- Task inputs

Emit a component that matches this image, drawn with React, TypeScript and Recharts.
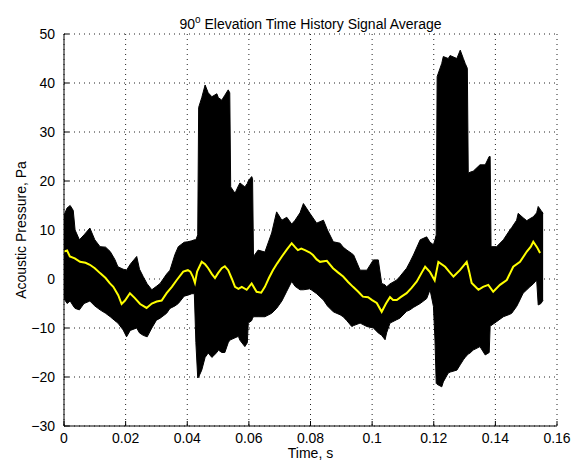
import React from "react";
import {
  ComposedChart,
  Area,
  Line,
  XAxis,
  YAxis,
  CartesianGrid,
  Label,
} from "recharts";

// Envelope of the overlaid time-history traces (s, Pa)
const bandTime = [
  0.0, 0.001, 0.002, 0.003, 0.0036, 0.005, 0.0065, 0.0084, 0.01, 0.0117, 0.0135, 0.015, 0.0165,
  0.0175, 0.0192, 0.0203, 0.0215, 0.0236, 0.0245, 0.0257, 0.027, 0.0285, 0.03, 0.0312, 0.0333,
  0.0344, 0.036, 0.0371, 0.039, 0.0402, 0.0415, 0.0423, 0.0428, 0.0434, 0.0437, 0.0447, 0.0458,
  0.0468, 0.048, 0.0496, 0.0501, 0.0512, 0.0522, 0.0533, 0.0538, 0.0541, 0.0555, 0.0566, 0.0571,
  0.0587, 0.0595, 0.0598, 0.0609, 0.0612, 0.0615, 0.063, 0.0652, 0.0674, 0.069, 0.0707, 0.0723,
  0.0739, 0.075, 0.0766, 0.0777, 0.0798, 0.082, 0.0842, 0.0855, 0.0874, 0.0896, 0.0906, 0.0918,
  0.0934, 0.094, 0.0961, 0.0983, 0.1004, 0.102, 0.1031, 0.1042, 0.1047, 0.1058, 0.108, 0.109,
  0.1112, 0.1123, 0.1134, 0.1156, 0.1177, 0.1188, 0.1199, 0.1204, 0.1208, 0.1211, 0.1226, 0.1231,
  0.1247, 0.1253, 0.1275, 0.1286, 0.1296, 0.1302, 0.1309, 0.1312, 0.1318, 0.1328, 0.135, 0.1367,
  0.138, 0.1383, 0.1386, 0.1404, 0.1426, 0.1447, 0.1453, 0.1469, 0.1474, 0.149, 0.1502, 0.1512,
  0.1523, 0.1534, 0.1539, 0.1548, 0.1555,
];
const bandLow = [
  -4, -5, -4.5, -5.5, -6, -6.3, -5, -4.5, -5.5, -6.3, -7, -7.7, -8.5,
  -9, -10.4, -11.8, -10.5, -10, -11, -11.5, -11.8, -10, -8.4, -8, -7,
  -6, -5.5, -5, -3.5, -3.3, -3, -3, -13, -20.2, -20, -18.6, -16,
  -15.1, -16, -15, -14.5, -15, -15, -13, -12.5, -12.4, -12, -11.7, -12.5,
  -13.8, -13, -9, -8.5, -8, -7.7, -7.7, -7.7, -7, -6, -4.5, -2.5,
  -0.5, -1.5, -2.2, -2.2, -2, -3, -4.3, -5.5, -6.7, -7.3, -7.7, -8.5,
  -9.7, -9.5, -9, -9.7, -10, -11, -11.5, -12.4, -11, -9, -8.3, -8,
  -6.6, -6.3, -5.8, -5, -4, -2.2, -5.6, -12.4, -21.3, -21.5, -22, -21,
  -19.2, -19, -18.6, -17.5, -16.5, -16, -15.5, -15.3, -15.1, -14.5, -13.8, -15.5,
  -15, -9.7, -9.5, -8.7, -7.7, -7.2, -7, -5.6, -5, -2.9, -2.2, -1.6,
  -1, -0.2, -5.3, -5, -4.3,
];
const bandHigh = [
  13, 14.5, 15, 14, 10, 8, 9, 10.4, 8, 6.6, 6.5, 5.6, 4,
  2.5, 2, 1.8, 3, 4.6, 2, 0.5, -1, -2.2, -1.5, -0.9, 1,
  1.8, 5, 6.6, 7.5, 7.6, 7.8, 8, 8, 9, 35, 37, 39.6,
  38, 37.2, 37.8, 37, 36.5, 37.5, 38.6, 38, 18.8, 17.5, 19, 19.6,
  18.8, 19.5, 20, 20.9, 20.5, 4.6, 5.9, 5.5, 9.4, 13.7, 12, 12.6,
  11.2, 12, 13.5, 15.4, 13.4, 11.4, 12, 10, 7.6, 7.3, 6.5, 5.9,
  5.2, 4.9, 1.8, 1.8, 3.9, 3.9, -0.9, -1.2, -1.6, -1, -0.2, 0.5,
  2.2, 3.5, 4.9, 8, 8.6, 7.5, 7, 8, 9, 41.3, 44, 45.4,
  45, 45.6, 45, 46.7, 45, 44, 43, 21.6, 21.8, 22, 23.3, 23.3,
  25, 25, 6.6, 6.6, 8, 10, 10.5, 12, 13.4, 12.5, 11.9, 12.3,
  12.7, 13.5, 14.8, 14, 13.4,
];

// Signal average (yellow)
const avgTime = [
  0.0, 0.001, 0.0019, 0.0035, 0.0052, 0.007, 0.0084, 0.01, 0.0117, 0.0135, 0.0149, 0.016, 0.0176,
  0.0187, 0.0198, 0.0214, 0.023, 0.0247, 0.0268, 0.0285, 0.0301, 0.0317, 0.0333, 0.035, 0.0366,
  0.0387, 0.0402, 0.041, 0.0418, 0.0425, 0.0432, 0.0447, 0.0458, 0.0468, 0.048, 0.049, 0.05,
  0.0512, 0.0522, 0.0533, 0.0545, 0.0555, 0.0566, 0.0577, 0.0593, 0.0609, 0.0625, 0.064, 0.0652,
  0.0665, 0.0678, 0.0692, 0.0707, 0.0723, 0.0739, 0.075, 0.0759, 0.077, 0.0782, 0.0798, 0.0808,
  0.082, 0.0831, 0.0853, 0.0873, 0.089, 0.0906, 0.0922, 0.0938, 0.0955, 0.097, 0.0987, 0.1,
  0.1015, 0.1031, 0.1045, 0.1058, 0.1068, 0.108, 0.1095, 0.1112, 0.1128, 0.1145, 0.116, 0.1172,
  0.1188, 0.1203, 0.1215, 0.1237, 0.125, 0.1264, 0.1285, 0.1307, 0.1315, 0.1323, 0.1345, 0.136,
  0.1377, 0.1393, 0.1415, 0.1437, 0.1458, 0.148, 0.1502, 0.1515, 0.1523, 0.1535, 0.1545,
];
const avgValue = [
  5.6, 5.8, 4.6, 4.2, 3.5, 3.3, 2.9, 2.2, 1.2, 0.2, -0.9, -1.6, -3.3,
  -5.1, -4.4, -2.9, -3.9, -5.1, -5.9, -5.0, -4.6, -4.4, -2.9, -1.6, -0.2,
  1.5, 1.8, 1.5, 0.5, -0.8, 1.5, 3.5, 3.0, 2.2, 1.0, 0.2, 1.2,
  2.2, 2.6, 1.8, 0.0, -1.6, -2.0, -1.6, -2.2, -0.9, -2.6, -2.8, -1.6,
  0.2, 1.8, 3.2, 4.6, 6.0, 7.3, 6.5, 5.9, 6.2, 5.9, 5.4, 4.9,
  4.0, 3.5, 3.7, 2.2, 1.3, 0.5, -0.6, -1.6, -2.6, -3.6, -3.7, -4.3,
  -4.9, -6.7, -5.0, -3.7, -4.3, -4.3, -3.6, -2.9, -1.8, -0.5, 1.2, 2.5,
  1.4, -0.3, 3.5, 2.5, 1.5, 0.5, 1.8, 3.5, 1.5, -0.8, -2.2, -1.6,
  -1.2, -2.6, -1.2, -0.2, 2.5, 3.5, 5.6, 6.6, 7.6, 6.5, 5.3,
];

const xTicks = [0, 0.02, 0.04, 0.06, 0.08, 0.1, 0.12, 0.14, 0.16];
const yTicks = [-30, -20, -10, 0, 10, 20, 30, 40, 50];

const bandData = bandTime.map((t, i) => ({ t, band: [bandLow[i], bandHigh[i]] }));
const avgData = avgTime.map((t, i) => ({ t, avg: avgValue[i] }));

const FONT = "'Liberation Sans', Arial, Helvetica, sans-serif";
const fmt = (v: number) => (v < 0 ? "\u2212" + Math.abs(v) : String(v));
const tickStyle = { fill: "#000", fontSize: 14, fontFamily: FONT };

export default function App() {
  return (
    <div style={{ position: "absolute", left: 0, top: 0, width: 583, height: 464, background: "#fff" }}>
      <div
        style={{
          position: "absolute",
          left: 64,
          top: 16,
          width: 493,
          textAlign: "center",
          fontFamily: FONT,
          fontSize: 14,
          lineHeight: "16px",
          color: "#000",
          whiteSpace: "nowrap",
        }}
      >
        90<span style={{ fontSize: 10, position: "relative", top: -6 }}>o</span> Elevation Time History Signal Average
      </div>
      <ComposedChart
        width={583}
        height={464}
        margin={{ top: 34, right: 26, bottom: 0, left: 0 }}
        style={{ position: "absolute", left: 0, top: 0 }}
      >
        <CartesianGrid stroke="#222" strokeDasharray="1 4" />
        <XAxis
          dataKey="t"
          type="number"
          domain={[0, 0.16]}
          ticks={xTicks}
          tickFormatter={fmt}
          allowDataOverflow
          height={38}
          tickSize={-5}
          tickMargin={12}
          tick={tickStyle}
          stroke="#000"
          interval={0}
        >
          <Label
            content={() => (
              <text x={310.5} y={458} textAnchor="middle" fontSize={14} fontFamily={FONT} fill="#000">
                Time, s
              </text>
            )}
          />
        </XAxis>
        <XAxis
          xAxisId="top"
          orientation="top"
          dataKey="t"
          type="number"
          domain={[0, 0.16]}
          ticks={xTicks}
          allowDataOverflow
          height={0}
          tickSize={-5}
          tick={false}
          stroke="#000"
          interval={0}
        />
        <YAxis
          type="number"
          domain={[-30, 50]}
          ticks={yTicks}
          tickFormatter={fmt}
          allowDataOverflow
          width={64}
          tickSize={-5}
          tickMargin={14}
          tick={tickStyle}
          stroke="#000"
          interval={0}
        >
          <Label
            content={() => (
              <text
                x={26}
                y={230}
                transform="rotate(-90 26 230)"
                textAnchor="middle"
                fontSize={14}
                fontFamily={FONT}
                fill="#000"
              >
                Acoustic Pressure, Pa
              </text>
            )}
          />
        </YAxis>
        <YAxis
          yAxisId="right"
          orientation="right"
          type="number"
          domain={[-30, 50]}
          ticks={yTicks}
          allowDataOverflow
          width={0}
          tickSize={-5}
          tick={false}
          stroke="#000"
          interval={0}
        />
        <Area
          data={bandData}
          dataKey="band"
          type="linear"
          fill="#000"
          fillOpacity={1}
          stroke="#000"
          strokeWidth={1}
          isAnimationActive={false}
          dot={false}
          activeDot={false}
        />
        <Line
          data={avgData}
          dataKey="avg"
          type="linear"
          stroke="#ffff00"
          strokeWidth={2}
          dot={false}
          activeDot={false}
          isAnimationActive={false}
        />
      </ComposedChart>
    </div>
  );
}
* * *
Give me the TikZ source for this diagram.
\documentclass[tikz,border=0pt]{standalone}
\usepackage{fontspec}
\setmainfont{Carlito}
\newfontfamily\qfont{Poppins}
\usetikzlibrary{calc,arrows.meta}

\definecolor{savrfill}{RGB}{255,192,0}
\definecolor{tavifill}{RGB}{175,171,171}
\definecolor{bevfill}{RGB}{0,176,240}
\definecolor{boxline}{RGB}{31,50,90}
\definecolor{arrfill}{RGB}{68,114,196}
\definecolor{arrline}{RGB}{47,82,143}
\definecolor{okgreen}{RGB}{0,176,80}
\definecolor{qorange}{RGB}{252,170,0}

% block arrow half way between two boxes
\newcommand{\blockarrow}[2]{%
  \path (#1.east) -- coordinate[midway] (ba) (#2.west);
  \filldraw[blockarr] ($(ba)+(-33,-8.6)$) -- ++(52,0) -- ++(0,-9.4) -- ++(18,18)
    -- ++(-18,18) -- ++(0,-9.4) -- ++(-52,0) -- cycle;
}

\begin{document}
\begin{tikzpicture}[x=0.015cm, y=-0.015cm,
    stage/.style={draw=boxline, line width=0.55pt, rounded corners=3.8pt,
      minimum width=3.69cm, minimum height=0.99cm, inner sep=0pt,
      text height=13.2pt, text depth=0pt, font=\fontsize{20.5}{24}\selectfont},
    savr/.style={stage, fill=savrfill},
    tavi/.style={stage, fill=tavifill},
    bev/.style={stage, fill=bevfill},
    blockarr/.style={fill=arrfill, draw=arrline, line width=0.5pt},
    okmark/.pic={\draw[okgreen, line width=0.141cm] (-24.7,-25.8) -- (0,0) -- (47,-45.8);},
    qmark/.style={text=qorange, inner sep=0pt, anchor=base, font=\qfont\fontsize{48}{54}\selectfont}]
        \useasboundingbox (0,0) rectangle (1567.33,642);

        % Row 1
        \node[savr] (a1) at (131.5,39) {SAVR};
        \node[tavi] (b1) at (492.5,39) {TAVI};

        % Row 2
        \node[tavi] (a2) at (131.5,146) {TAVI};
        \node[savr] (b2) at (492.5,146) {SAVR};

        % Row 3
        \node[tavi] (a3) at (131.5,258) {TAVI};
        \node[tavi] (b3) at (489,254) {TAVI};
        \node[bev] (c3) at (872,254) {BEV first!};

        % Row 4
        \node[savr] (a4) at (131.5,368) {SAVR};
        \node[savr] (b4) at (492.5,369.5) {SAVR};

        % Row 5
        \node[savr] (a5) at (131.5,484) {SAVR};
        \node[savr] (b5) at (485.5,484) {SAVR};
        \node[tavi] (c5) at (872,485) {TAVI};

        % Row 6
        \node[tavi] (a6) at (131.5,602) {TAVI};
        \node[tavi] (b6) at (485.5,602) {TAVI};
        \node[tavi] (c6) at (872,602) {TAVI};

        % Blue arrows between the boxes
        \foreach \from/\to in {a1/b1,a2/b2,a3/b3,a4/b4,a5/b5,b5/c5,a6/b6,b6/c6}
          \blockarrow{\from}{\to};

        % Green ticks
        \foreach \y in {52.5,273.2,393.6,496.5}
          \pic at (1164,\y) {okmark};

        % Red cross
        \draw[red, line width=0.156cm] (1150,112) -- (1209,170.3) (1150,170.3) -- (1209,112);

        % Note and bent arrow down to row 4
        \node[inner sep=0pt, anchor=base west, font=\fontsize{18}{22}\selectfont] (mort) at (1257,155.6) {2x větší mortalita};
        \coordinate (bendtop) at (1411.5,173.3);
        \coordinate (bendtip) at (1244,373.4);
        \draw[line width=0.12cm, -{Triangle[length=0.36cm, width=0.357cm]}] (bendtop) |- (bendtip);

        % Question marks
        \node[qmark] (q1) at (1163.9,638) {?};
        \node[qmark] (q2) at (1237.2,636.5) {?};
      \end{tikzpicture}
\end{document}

- Directions
Exactly how many lines of the material contain the word "this"? Write the number alone.

- Response
2